Given data |
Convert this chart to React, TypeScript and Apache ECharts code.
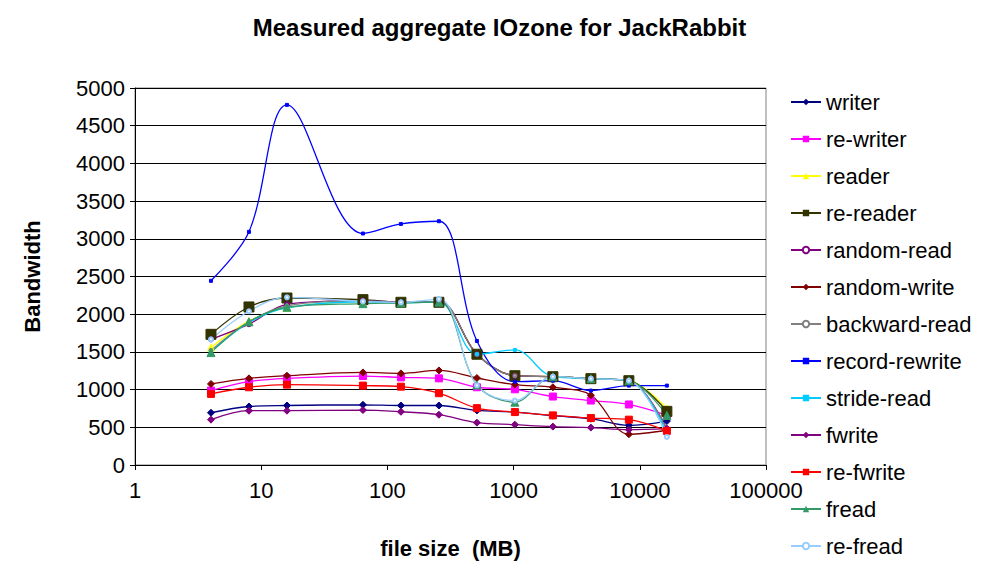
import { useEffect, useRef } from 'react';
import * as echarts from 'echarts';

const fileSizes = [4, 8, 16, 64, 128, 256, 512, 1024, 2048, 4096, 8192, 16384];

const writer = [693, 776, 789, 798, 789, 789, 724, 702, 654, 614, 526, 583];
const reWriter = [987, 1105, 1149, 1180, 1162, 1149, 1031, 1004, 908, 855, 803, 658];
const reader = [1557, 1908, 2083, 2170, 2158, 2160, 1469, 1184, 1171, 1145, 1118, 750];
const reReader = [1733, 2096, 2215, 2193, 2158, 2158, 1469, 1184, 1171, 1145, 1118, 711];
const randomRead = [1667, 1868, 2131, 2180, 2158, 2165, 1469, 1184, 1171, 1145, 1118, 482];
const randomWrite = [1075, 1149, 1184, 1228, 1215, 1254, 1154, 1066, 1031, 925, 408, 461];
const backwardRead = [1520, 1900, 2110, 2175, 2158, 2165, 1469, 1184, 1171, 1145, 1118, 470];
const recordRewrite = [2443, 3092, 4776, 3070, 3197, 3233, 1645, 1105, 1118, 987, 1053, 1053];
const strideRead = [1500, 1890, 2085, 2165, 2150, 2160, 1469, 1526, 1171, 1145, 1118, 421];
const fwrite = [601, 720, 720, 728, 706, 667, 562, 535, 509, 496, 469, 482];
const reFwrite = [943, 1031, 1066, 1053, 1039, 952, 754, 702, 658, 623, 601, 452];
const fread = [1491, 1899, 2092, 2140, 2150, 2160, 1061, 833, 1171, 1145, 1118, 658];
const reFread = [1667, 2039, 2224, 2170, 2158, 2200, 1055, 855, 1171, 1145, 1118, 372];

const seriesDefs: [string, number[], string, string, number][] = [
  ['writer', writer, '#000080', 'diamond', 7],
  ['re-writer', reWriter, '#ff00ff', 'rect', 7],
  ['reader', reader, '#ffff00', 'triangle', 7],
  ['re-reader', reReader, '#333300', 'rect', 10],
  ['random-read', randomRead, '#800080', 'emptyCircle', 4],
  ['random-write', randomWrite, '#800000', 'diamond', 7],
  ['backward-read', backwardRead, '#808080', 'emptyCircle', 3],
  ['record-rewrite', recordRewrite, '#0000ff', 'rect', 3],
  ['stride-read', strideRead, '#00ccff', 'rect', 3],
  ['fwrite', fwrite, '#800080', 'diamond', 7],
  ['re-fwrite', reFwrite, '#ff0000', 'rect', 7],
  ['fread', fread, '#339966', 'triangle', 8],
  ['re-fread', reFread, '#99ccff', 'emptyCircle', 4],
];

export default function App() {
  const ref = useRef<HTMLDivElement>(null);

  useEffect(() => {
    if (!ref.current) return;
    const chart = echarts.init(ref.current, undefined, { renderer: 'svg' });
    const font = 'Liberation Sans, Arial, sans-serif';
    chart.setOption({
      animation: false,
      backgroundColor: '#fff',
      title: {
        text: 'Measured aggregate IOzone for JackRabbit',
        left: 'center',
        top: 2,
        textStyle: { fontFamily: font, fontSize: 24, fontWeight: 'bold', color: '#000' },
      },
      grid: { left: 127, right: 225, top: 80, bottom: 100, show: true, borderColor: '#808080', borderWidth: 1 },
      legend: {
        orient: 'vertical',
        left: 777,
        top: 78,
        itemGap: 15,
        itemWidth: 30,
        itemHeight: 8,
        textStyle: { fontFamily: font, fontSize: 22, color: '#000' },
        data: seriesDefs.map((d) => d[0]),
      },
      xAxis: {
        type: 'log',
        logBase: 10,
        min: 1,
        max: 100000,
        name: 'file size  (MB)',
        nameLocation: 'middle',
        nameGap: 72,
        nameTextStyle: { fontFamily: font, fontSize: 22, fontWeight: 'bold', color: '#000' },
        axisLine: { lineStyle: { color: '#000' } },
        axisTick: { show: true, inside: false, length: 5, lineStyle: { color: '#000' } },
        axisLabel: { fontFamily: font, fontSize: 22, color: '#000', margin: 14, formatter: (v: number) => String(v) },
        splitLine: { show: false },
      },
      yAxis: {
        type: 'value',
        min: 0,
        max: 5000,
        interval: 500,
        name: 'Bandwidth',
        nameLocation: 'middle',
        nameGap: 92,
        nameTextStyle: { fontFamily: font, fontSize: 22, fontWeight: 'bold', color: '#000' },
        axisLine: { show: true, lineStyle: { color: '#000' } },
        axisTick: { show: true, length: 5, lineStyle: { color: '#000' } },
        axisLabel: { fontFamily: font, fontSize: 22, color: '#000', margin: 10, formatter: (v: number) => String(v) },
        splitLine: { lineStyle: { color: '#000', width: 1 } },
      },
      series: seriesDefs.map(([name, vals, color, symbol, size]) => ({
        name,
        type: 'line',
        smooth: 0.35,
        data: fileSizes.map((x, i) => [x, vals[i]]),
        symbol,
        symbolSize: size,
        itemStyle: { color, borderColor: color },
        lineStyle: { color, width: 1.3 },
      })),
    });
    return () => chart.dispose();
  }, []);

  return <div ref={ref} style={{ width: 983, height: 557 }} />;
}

The exercise | Reproduce the material above verbatim; omit every picture.

Result for this task |
Convert this chart to React, TypeScript and Apache ECharts code.
import { useEffect, useRef } from 'react';
import * as echarts from 'echarts';

const fileSizes = [4, 8, 16, 64, 128, 256, 512, 1024, 2048, 4096, 8192, 16384];

const writer = [693, 776, 789, 798, 789, 789, 724, 702, 654, 614, 526, 583];
const reWriter = [987, 1105, 1149, 1180, 1162, 1149, 1031, 1004, 908, 855, 803, 658];
const reader = [1557, 1908, 2083, 2170, 2158, 2160, 1469, 1184, 1171, 1145, 1118, 750];
const reReader = [1733, 2096, 2215, 2193, 2158, 2158, 1469, 1184, 1171, 1145, 1118, 711];
const randomRead = [1667, 1868, 2131, 2180, 2158, 2165, 1469, 1184, 1171, 1145, 1118, 482];
const randomWrite = [1075, 1149, 1184, 1228, 1215, 1254, 1154, 1066, 1031, 925, 408, 461];
const backwardRead = [1520, 1900, 2110, 2175, 2158, 2165, 1469, 1184, 1171, 1145, 1118, 470];
const recordRewrite = [2443, 3092, 4776, 3070, 3197, 3233, 1645, 1105, 1118, 987, 1053, 1053];
const strideRead = [1500, 1890, 2085, 2165, 2150, 2160, 1469, 1526, 1171, 1145, 1118, 421];
const fwrite = [601, 720, 720, 728, 706, 667, 562, 535, 509, 496, 469, 482];
const reFwrite = [943, 1031, 1066, 1053, 1039, 952, 754, 702, 658, 623, 601, 452];
const fread = [1491, 1899, 2092, 2140, 2150, 2160, 1061, 833, 1171, 1145, 1118, 658];
const reFread = [1667, 2039, 2224, 2170, 2158, 2200, 1055, 855, 1171, 1145, 1118, 372];

const seriesDefs: [string, number[], string, string, number][] = [
  ['writer', writer, '#000080', 'diamond', 7],
  ['re-writer', reWriter, '#ff00ff', 'rect', 7],
  ['reader', reader, '#ffff00', 'triangle', 7],
  ['re-reader', reReader, '#333300', 'rect', 10],
  ['random-read', randomRead, '#800080', 'emptyCircle', 4],
  ['random-write', randomWrite, '#800000', 'diamond', 7],
  ['backward-read', backwardRead, '#808080', 'emptyCircle', 3],
  ['record-rewrite', recordRewrite, '#0000ff', 'rect', 3],
  ['stride-read', strideRead, '#00ccff', 'rect', 3],
  ['fwrite', fwrite, '#800080', 'diamond', 7],
  ['re-fwrite', reFwrite, '#ff0000', 'rect', 7],
  ['fread', fread, '#339966', 'triangle', 8],
  ['re-fread', reFread, '#99ccff', 'emptyCircle', 4],
];

export default function App() {
  const ref = useRef<HTMLDivElement>(null);

  useEffect(() => {
    if (!ref.current) return;
    const chart = echarts.init(ref.current, undefined, { renderer: 'svg' });
    const font = 'Liberation Sans, Arial, sans-serif';
    chart.setOption({
      animation: false,
      backgroundColor: '#fff',
      title: {
        text: 'Measured aggregate IOzone for JackRabbit',
        left: 'center',
        top: 2,
        textStyle: { fontFamily: font, fontSize: 24, fontWeight: 'bold', color: '#000' },
      },
      grid: { left: 127, right: 225, top: 80, bottom: 100, show: true, borderColor: '#808080', borderWidth: 1 },
      legend: {
        orient: 'vertical',
        left: 777,
        top: 78,
        itemGap: 15,
        itemWidth: 30,
        itemHeight: 8,
        textStyle: { fontFamily: font, fontSize: 22, color: '#000' },
        data: seriesDefs.map((d) => d[0]),
      },
      xAxis: {
        type: 'log',
        logBase: 10,
        min: 1,
        max: 100000,
        name: 'file size  (MB)',
        nameLocation: 'middle',
        nameGap: 72,
        nameTextStyle: { fontFamily: font, fontSize: 22, fontWeight: 'bold', color: '#000' },
        axisLine: { lineStyle: { color: '#000' } },
        axisTick: { show: true, inside: false, length: 5, lineStyle: { color: '#000' } },
        axisLabel: { fontFamily: font, fontSize: 22, color: '#000', margin: 14, formatter: (v: number) => String(v) },
        splitLine: { show: false },
      },
      yAxis: {
        type: 'value',
        min: 0,
        max: 5000,
        interval: 500,
        name: 'Bandwidth',
        nameLocation: 'middle',
        nameGap: 92,
        nameTextStyle: { fontFamily: font, fontSize: 22, fontWeight: 'bold', color: '#000' },
        axisLine: { show: true, lineStyle: { color: '#000' } },
        axisTick: { show: true, length: 5, lineStyle: { color: '#000' } },
        axisLabel: { fontFamily: font, fontSize: 22, color: '#000', margin: 10, formatter: (v: number) => String(v) },
        splitLine: { lineStyle: { color: '#000', width: 1 } },
      },
      series: seriesDefs.map(([name, vals, color, symbol, size]) => ({
        name,
        type: 'line',
        smooth: 0.35,
        data: fileSizes.map((x, i) => [x, vals[i]]),
        symbol,
        symbolSize: size,
        itemStyle: { color, borderColor: color },
        lineStyle: { color, width: 1.3 },
      })),
    });
    return () => chart.dispose();
  }, []);

  return <div ref={ref} style={{ width: 983, height: 557 }} />;
}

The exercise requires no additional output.